Privately often scathing about ‘modernisers’ like David Cameron and George Osborne, he nevertheless was the supreme loyalist (he later backed their Remain campaign in the EU referendum, despite his strong Eurosceptic roots).

But a key moment came in 2010 when he failed to win the coveted chairmanship of the Treasury Committee, beaten to it by fellow Tory Andrew Tyrie. Friends said he was left distraught by the defeat, but after months on the outside was chosen by Cameron as his Deputy Party chairman.

An effective TV performer, he was then finally invited into the Government as a business minister in 2012. He was deemed so invaluable that when his next promotion to the role of Energy Minister came, he kept his previous post.

At the time Fallon was renowned for the way he would beetle up and down Whitehall between his two offices. “Sometimes I literally had to run between the two. I used to have meetings with an official as I walked, because there wasn’t time,” he told me.

Promotion to Defence Secretary - and the Cabinet and later a knighthood - came in 2014. He described the role as his “dream job” and swiftly impressed a military top brass weary of Philip Hammond’s accountant-in-chief approach.

Yet as another predecessor at the MoD discovered, the potential for blackmail by enemy states made the post extra sensitive. The Conservative Party’s John Profumo was forced to quit in the 1960s after his sexual relationship with ‘showgirl’ Christine Keeler.

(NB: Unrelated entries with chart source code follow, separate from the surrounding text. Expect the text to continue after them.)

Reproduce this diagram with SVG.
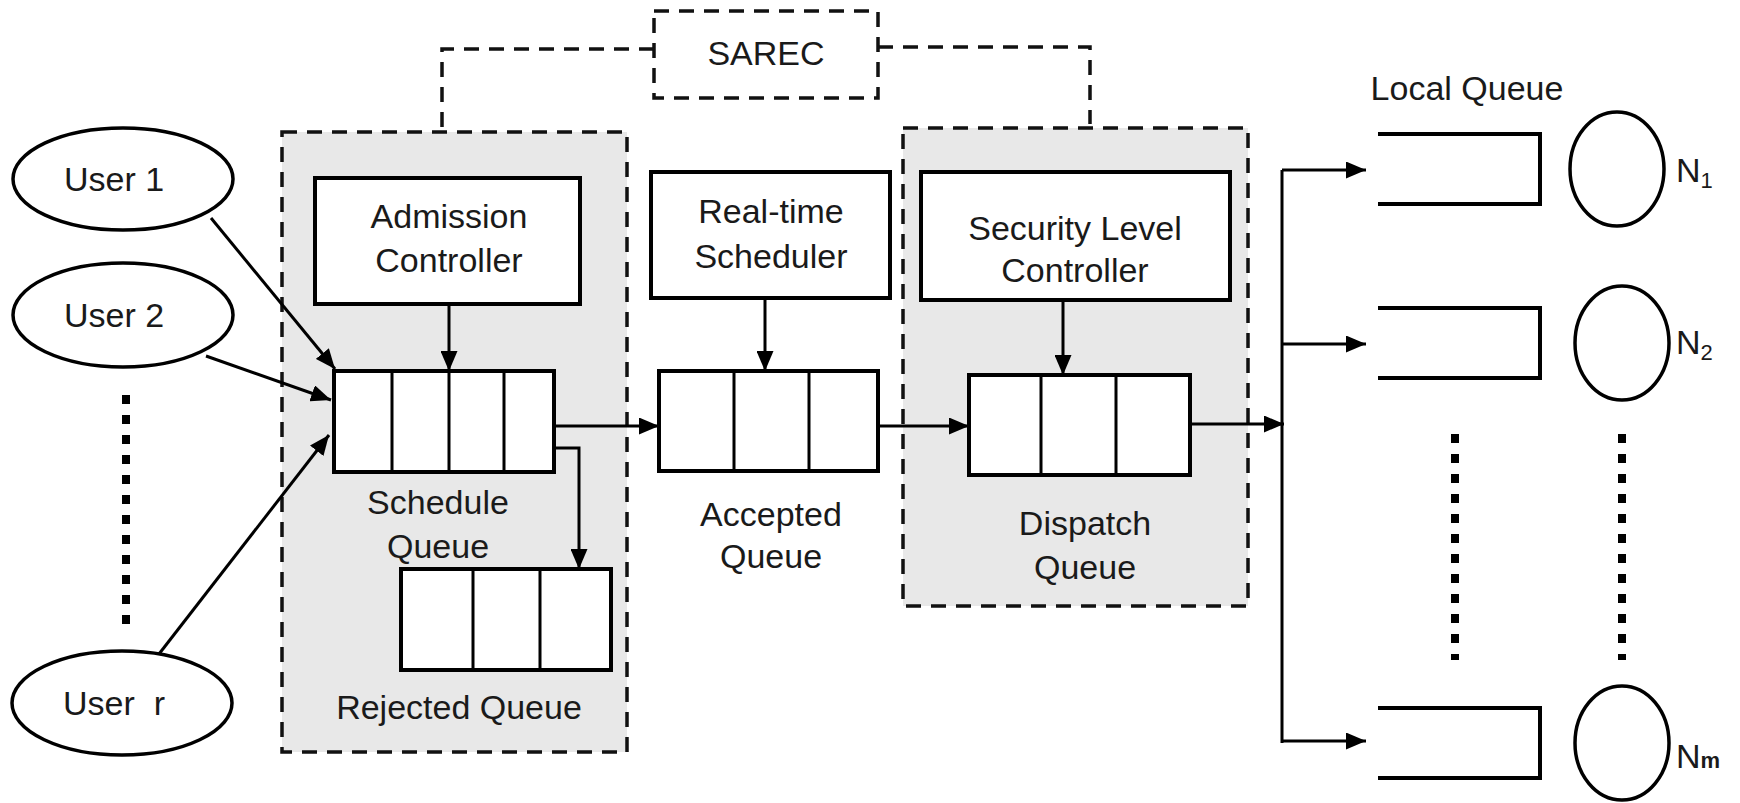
<svg xmlns="http://www.w3.org/2000/svg" width="1740" height="803" viewBox="0 0 1740 803">
<defs>
<marker id="ah" markerUnits="userSpaceOnUse" markerWidth="20" markerHeight="17" viewBox="0 0 20 17" refX="20" refY="8.5" orient="auto">
<path d="M0,0 L20,8.5 L0,17 z" fill="#000"/>
</marker>
</defs>
<style>
text{font-family:"Liberation Sans",Arial,sans-serif;font-size:34px;fill:#1a1a1a;text-anchor:middle}
.box{fill:#fff;stroke:#000;stroke-width:4}
.cell{fill:none;stroke:#000;stroke-width:3}
.grp{fill:#e8e8e8;stroke:#111;stroke-width:3.5;stroke-dasharray:15 10}
.dash{fill:none;stroke:#111;stroke-width:3.5;stroke-dasharray:15 10}
.usr{fill:#fff;stroke:#000;stroke-width:3.5}
.lq{fill:none;stroke:#000;stroke-width:4}
.dots{fill:none;stroke:#000;stroke-width:8;stroke-dasharray:9 11}
.ar{fill:none;stroke:#000;stroke-width:3;marker-end:url(#ah)}
.ln{fill:none;stroke:#000;stroke-width:3}
</style>
<rect width="1740" height="803" fill="#fff"/>

<g id="group-admission">
<rect class="grp" x="282" y="132" width="345" height="620"/>
</g>
<g id="group-dispatch">
<rect class="grp" x="903" y="128" width="345" height="478"/>
</g>

<g id="sarec">
<rect class="dash" x="654" y="11" width="224" height="87" fill="#fff"/>
<text x="766" y="65">SAREC</text>
</g>

<g id="user1">
<ellipse class="usr" cx="123" cy="179" rx="110" ry="51"/>
<text x="114" y="191">User 1</text>
</g>
<g id="user2">
<ellipse class="usr" cx="123" cy="315" rx="110" ry="52"/>
<text x="114" y="327">User 2</text>
</g>
<g id="userr">
<ellipse class="usr" cx="122" cy="703" rx="110" ry="52"/>
<text x="114" y="715" xml:space="preserve">User  r</text>
</g>
<g id="users-ellipsis">
<line class="dots" x1="126" y1="395" x2="126" y2="625"/>
</g>

<g id="admission-controller">
<rect class="box" x="315" y="178" width="265" height="126"/>
<text x="449" y="228">Admission</text>
<text x="449" y="272">Controller</text>
</g>
<g id="realtime-scheduler">
<rect class="box" x="651" y="172" width="239" height="126"/>
<text x="771" y="223">Real-time</text>
<text x="771" y="268">Scheduler</text>
</g>
<g id="security-level-controller">
<rect class="box" x="921" y="172" width="309" height="128"/>
<text x="1075" y="240">Security Level</text>
<text x="1075" y="282">Controller</text>
</g>

<g id="schedule-queue">
<rect class="box" x="334" y="371" width="220" height="101"/>
<path class="cell" d="M392,371V472M449,371V472M504,371V472"/>
<text x="438" y="514">Schedule</text>
<text x="438" y="558">Queue</text>
</g>
<g id="rejected-queue">
<rect class="box" x="401" y="569" width="210" height="101"/>
<path class="cell" d="M473,569V670M540,569V670"/>
<text x="459" y="719">Rejected Queue</text>
</g>
<g id="accepted-queue">
<rect class="box" x="659" y="371" width="219" height="100"/>
<path class="cell" d="M734,371V471M809,371V471"/>
<text x="771" y="526">Accepted</text>
<text x="771" y="568">Queue</text>
</g>
<g id="dispatch-queue">
<rect class="box" x="969" y="375" width="221" height="100"/>
<path class="cell" d="M1041,375V475M1116,375V475"/>
<text x="1085" y="535">Dispatch</text>
<text x="1085" y="579">Queue</text>
</g>

<g id="local-queues">
<text x="1467" y="100">Local Queue</text>
<path class="lq" d="M1378,134H1540V204H1378"/>
<path class="lq" d="M1378,308H1540V378H1378"/>
<path class="lq" d="M1378,708H1540V778H1378"/>
<line class="dots" x1="1455" y1="434" x2="1455" y2="660"/>
</g>
<g id="node-n1">
<ellipse class="usr" cx="1617" cy="169" rx="47" ry="57"/>
<text x="1676" y="182" style="text-anchor:start">N<tspan font-size="22" dy="6">1</tspan></text>
</g>
<g id="node-n2">
<ellipse class="usr" cx="1622" cy="343" rx="47" ry="57"/>
<text x="1676" y="354" style="text-anchor:start">N<tspan font-size="22" dy="6">2</tspan></text>
</g>
<g id="node-nm">
<ellipse class="usr" cx="1622" cy="743" rx="47" ry="57"/>
<text x="1676" y="768" style="text-anchor:start">N<tspan font-size="22" font-weight="bold">m</tspan></text>
</g>
<g id="nodes-ellipsis">
<line class="dots" x1="1622" y1="434" x2="1622" y2="660"/>
</g>

<g id="connectors">
<path class="dash" d="M654,49H442V130"/>
<path class="dash" d="M878,47H1090V124"/>
<line class="ar" x1="211" y1="218" x2="335" y2="369"/>
<line class="ar" x1="206" y1="356" x2="331" y2="400"/>
<line class="ar" x1="159" y1="654" x2="329" y2="435"/>
<line class="ar" x1="449" y1="304" x2="449" y2="371"/>
<line class="ar" x1="765" y1="298" x2="765" y2="371"/>
<line class="ar" x1="1063" y1="300" x2="1063" y2="375"/>
<line class="ar" x1="554" y1="426" x2="659" y2="426"/>
<path class="ar" d="M554,448H579V569"/>
<line class="ar" x1="878" y1="426" x2="969" y2="426"/>
<line class="ar" x1="1190" y1="424" x2="1284" y2="424"/>
<line class="ln" x1="1282" y1="170" x2="1282" y2="743"/>
<path class="ar" d="M1282,170H1366"/>
<path class="ar" d="M1282,344H1366"/>
<path class="ar" d="M1281,741H1366"/>
</g>
</svg>
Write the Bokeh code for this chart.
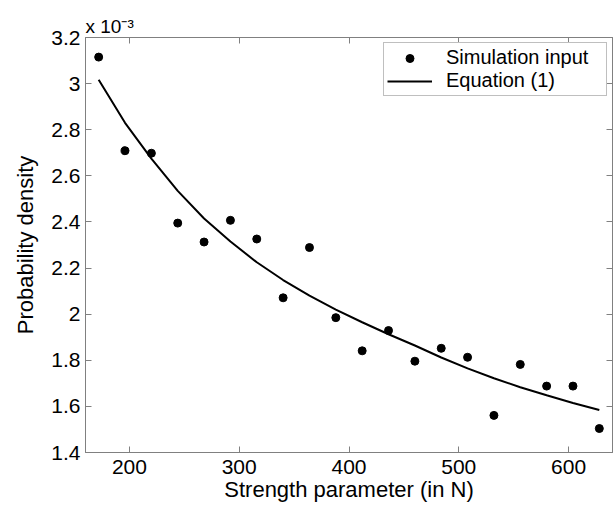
from bokeh.plotting import figure
from bokeh.models import (Range1d, LinearAxis, Legend, LegendItem,
                          CustomJSTickFormatter, FixedTicker, CustomLabelingPolicy)
from bokeh.embed import file_html
from bokeh.resources import INLINE

# ---- data (density values in units of 1e-3) ----
strength = [172, 196, 220, 244, 268, 292, 316, 340, 364, 388,
            412, 436, 460, 484, 508, 532, 556, 580, 604, 628]
sim_density_e3 = [3.115, 2.709, 2.698, 2.395, 2.313, 2.407, 2.326, 2.071, 2.289, 1.985,
                  1.841, 1.929, 1.796, 1.852, 1.813, 1.561, 1.782, 1.688, 1.688, 1.504]
eq_density_e3 = [3.017, 2.830, 2.675, 2.535, 2.415, 2.315, 2.225, 2.148, 2.080, 2.020,
                 1.965, 1.913, 1.864, 1.812, 1.765, 1.722, 1.683, 1.648, 1.615, 1.584]
x_ticks = [200, 300, 400, 500, 600]
y_ticks = [1.4, 1.6, 1.8, 2.0, 2.2, 2.4, 2.6, 2.8, 3.0, 3.2]
exponent_label = "x 10\u207b\u00b3"

FONT = "Liberation Sans"
GRAY = "#808080"

p = figure(frame_width=527, frame_height=415, output_backend="svg", toolbar_location=None,
           x_range=Range1d(160, 640), y_range=Range1d(1.4, 3.2),
           min_border_left=85, min_border_right=2, min_border_top=37, min_border_bottom=56)
p.background_fill_color = "white"
p.border_fill_color = "white"
p.outline_line_color = GRAY
p.xgrid.visible = False
p.ygrid.visible = False

# the "x 10^-3" multiplier above the top-left corner of the frame
p.title.text = exponent_label
p.title.align = "left"
p.title.offset = 0
p.title.standoff = 2
p.title.text_font = FONT
p.title.text_font_size = "19px"
p.title.text_font_style = "normal"
p.title.text_color = "black"

fmt = CustomJSTickFormatter(code="return (Math.round(tick*10)/10).toString();")
no_labels = CustomLabelingPolicy(code="return [];")

def style_axis(ax, labels=True):
    ax.axis_line_color = GRAY
    ax.major_tick_line_color = GRAY
    ax.minor_tick_line_color = None
    ax.major_tick_in = 6
    ax.major_tick_out = 0
    if labels:
        ax.major_label_text_font = FONT
        ax.major_label_text_font_size = "21px"
        ax.major_label_text_color = "black"
        ax.axis_label_text_font = FONT
        ax.axis_label_text_font_style = "normal"
        ax.axis_label_text_color = "black"
        ax.axis_label_text_font_size = "22px"
    else:
        ax.major_label_text_font_size = "0px"
        ax.major_label_standoff = 0
        ax.major_label_policy = no_labels

xa = p.xaxis[0]
xa.ticker = FixedTicker(ticks=x_ticks)
xa.axis_label = "Strength parameter (in N)"
style_axis(xa)
xa.major_label_standoff = 7
xa.axis_label_standoff = 0

ya = p.yaxis[0]
ya.ticker = FixedTicker(ticks=y_ticks)
ya.formatter = fmt
ya.axis_label = "Probability density"
style_axis(ya)
ya.major_label_standoff = 5
ya.axis_label_standoff = 10

top = LinearAxis(ticker=FixedTicker(ticks=x_ticks))
style_axis(top, labels=False)
p.add_layout(top, "above")

right = LinearAxis(ticker=FixedTicker(ticks=y_ticks))
style_axis(right, labels=False)
p.add_layout(right, "right")

r_sim = p.scatter(strength, sim_density_e3, size=8, color="black")
r_eq = p.line(strength, eq_density_e3, line_width=2, color="black")

legend = Legend(items=[LegendItem(label="Simulation input", renderers=[r_sim]),
                       LegendItem(label="Equation (1)", renderers=[r_eq])],
                location="top_right")
legend.label_text_font = FONT
legend.label_text_font_size = "20px"
legend.label_text_color = "black"
legend.border_line_color = GRAY
legend.background_fill_alpha = 1
legend.glyph_width = 45
legend.label_standoff = 14
legend.label_width = 157
legend.padding = 3
legend.spacing = 0
legend.margin = 5
p.add_layout(legend)

open("out.html", "w").write(file_html(p, INLINE))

Government sources insist that Fallon was not facing or expecting any allegation of sexual assault or criminal activity.

But his fondness for glasses of fine red wine meant he simply couldn’t be sure he hadn’t made women uncomfortable – the new test set by Commons leader Andrea Leadsom this week.

One more irony of his downfall is that Britain may, just may, get its first ever female Defence Secretary.